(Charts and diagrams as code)

..........

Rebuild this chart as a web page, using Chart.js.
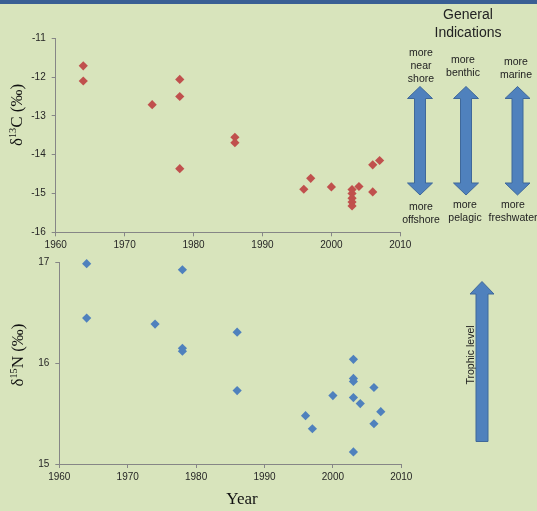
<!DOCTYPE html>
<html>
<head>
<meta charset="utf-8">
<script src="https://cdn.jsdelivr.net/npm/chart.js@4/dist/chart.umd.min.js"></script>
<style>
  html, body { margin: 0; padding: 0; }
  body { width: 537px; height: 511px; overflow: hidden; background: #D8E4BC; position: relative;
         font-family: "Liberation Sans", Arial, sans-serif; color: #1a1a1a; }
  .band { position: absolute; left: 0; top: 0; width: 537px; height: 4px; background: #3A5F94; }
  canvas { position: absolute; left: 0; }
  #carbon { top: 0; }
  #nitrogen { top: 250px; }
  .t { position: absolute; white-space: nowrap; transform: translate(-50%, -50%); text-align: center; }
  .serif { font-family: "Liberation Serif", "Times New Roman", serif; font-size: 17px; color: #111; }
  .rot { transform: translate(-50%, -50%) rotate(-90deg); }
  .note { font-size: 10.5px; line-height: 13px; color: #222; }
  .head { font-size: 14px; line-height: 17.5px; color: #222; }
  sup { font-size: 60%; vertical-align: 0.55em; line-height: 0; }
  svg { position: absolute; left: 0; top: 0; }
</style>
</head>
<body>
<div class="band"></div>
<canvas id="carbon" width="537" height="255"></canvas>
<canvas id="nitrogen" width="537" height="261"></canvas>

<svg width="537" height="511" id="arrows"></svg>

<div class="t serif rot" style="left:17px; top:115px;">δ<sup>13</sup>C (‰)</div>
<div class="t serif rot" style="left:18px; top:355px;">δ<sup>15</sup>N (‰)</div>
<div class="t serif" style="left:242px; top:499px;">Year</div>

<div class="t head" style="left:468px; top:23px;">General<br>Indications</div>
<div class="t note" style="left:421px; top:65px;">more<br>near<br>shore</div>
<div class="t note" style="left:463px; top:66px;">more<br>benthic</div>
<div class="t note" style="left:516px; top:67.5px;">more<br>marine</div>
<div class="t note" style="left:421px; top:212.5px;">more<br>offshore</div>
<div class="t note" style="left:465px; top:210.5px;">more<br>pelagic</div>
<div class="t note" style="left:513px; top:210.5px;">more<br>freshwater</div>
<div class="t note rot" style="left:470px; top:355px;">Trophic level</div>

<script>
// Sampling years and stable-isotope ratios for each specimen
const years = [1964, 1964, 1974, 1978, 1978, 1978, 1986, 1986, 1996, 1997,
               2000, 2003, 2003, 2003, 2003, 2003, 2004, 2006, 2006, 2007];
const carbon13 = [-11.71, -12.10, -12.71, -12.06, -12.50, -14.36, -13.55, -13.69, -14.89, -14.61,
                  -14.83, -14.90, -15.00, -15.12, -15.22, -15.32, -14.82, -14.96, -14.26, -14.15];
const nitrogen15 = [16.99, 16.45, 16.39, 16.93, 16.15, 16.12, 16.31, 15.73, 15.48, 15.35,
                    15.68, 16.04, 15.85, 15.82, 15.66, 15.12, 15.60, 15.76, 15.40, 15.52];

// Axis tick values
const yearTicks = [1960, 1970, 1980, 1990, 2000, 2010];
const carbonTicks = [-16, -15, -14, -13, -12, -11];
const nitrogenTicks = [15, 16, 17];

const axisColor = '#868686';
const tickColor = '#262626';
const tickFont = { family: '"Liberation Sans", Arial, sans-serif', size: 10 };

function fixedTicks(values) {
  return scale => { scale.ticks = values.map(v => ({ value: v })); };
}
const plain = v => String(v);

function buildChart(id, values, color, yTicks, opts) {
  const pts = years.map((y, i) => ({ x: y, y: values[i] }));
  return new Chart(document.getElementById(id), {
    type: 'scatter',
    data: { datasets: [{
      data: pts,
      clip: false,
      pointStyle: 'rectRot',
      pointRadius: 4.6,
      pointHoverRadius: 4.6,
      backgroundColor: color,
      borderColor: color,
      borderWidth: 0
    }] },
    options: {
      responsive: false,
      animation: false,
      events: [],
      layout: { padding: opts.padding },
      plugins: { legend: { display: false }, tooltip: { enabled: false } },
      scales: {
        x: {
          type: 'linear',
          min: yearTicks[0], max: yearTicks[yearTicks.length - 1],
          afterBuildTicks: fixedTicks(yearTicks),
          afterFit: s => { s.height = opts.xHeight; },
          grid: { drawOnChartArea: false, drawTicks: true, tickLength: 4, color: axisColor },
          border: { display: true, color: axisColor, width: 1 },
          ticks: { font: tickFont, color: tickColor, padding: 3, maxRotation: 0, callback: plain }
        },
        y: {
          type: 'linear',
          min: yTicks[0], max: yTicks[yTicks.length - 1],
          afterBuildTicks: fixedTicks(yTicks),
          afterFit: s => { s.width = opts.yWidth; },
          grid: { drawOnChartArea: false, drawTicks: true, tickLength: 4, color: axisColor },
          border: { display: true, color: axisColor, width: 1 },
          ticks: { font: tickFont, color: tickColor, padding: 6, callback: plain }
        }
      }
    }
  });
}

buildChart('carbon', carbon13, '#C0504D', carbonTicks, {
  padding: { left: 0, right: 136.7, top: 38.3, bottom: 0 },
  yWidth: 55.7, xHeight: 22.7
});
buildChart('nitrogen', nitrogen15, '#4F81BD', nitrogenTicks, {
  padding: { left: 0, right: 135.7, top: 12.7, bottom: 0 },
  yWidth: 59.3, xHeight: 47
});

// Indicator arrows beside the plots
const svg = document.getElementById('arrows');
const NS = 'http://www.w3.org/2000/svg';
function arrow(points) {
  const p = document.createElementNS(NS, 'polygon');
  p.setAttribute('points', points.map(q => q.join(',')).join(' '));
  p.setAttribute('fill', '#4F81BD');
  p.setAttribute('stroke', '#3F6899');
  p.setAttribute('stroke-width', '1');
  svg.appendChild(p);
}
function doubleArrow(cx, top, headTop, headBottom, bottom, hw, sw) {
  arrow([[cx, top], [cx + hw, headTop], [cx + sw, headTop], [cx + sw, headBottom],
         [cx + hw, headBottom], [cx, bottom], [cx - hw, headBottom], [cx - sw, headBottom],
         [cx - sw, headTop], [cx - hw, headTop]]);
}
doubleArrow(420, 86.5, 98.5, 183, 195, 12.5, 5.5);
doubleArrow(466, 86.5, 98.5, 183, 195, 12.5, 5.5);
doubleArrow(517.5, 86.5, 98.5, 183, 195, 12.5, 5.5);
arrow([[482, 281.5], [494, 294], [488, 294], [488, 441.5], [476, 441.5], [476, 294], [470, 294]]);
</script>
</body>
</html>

..........

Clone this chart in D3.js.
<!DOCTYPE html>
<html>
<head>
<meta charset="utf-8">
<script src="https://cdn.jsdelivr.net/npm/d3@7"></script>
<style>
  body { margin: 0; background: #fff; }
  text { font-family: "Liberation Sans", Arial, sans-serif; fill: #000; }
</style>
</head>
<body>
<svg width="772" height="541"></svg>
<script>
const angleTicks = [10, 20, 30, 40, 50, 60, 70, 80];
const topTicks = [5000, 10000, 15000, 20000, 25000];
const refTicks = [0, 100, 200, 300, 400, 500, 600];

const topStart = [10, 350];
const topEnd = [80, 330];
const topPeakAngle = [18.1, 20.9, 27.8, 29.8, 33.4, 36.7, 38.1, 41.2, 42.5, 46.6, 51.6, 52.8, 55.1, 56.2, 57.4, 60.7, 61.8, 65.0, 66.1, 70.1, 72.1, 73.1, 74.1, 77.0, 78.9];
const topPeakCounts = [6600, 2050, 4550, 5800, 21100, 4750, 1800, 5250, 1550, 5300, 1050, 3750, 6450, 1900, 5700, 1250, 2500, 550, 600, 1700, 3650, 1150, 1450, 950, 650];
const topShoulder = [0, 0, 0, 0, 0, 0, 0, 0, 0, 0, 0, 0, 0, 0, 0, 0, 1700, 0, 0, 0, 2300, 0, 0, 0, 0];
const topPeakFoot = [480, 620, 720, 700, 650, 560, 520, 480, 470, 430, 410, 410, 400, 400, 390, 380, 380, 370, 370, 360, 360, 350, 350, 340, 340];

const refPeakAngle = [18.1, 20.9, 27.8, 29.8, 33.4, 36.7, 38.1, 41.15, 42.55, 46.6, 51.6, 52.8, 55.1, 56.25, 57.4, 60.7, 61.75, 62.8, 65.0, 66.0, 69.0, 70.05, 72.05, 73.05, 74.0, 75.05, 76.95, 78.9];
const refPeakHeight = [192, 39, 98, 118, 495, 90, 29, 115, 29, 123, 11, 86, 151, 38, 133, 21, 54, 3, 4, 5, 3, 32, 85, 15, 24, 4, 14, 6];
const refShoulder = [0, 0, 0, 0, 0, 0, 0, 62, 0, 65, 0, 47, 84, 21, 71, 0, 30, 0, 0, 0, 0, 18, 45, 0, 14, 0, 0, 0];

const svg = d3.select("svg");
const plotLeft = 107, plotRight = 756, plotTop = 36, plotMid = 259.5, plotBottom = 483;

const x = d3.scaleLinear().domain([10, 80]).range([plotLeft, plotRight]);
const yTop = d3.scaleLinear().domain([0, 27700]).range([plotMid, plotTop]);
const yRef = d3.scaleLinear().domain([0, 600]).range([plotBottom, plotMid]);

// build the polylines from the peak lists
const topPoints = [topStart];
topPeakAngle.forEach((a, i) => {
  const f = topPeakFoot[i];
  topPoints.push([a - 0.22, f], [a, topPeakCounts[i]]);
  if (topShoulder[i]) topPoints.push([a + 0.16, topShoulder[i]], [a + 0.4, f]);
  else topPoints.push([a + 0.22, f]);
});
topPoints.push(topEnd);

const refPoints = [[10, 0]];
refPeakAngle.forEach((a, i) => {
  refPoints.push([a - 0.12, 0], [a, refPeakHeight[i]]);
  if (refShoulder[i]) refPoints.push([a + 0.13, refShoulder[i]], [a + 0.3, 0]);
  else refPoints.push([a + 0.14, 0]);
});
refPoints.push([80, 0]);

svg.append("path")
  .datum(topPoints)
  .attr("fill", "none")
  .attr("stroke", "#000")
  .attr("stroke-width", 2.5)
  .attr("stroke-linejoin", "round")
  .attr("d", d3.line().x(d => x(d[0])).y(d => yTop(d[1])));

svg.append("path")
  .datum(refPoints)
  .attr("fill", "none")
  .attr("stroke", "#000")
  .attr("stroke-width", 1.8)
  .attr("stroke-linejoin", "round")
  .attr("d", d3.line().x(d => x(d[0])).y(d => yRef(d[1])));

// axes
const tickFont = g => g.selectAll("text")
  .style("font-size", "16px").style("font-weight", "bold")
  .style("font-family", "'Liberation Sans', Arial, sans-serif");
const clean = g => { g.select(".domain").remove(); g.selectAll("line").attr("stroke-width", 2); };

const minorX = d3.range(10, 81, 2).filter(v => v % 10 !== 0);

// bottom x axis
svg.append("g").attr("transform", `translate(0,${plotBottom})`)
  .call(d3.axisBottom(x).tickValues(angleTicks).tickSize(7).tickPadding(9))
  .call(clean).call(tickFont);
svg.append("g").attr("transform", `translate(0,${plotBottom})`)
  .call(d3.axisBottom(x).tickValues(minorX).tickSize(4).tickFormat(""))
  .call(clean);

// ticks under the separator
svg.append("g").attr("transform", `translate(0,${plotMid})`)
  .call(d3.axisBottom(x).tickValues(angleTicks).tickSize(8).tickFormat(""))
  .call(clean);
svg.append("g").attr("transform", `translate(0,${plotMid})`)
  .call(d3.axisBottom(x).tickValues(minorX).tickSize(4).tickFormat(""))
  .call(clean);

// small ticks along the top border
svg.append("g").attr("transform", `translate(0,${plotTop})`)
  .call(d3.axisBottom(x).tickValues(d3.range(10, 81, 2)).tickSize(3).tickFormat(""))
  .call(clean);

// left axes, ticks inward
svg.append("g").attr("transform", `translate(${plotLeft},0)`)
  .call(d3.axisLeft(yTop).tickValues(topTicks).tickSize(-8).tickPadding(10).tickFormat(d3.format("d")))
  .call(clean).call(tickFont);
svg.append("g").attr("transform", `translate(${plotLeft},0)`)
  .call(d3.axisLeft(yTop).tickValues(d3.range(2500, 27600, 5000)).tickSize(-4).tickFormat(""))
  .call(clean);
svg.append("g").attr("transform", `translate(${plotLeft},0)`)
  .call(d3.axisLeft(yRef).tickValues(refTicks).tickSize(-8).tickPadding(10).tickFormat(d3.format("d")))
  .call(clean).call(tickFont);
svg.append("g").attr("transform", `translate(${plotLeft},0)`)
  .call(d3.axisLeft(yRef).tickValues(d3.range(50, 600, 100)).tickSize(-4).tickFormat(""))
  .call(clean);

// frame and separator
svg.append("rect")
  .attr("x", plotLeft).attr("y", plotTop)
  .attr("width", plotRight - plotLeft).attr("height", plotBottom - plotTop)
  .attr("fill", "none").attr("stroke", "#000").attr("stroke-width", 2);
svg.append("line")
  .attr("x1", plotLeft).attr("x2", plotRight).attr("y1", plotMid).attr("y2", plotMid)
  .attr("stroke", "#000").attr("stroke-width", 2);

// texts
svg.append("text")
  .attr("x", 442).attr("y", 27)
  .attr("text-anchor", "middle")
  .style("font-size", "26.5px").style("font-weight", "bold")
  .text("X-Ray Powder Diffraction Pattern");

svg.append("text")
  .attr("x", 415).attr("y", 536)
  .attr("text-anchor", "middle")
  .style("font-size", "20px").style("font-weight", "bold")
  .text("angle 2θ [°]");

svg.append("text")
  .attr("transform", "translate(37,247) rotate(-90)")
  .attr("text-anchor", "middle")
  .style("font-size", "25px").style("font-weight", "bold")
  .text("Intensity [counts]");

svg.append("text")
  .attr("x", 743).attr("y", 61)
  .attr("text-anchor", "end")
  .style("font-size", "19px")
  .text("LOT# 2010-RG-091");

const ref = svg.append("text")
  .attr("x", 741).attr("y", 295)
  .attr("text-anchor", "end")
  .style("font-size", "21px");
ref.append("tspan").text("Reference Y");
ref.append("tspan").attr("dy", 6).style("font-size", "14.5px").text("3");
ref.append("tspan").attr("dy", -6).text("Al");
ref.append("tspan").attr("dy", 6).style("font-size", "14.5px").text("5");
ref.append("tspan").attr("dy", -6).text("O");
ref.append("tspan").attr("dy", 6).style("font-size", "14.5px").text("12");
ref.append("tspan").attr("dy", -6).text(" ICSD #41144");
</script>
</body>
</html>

..........

**Challenge**:
Begin at the line that has "Clone this chart in D3.js."; stop after the line that has "const refTicks = [0, 100, 200, 300, 400, 500, 600];". Copy every line in that span exactly.

**Result**:
Clone this chart in D3.js.
<!DOCTYPE html>
<html>
<head>
<meta charset="utf-8">
<script src="https://cdn.jsdelivr.net/npm/d3@7"></script>
<style>
  body { margin: 0; background: #fff; }
  text { font-family: "Liberation Sans", Arial, sans-serif; fill: #000; }
</style>
</head>
<body>
<svg width="772" height="541"></svg>
<script>
const angleTicks = [10, 20, 30, 40, 50, 60, 70, 80];
const topTicks = [5000, 10000, 15000, 20000, 25000];
const refTicks = [0, 100, 200, 300, 400, 500, 600];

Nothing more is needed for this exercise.